Chair of the Virginia Republican Party
- In office July 21, 1956 – April 13, 1962
- Preceded by: S. Floyd Landreth
- Succeeded by: Horace E. Henderson

Personal details
- Born: October 5, 1909 Tower City, Pennsylvania, U.S.
- Died: February 21, 1983 (aged 73) Arlington, Virginia, U.S.
- Political party: Republican
- Spouse: Dulcie Horner
- Children: 1
- Alma mater: Southeastern University

= Irwin Lee Potter =

American politician (1909–1983)

Irwin Lee Potter (October 5, 1909 – February 21, 1983) was an American politician from Virginia who served as Chairman of the Virginia Republican Party from 1956 to 1962.

== Early life ==
Potter was born on October 5, 1909, in Tower City, Pennsylvania, the son of H. Stewart and Emma W. Potter.

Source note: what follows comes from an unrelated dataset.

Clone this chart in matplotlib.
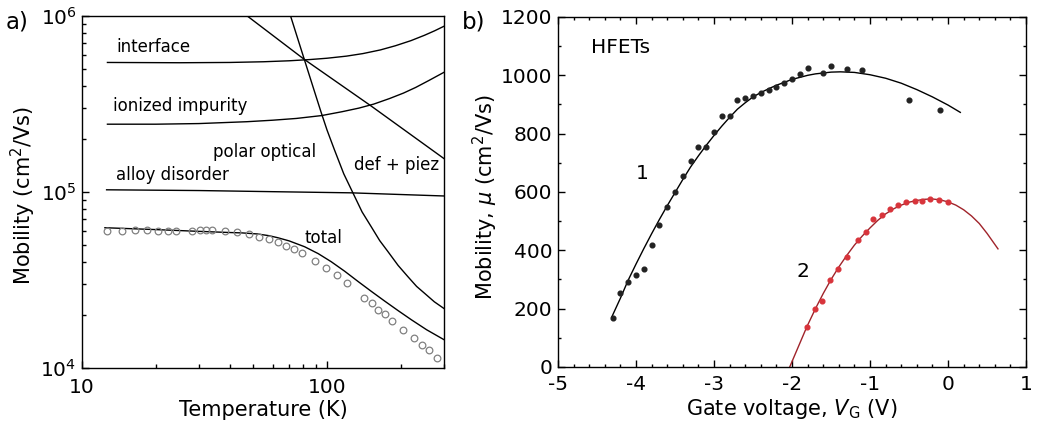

He was reared in Northern Virginia. He attended school at Southeastern University where he received his degree in accounting and business administration.

== Political career ==
Potter served as Arlington County Republican Chairman from 1948 to 1950. In 1949, he was a candidate for the Virginia General Assembly. In 1952 and 1954, he served as campaign manager for Joel Broyhill. He was elected state chairman on July 21, 1956, defeating Lester S. Parsons. On July 1, 1957, he was appointed by chair of the Republican National Committee, Meade Alcorn, as director of "Operation Dixie" in an effort to build the Republican Party in the South. He resigned as state chair on April 13, 1962.

== Personal life ==
He was married to his wife, Dulcie Horner. They had one son, Alan Lee Potter. He died on February 21, 1983, aged 73 due to a ruptured aorta in Arlington, Virginia.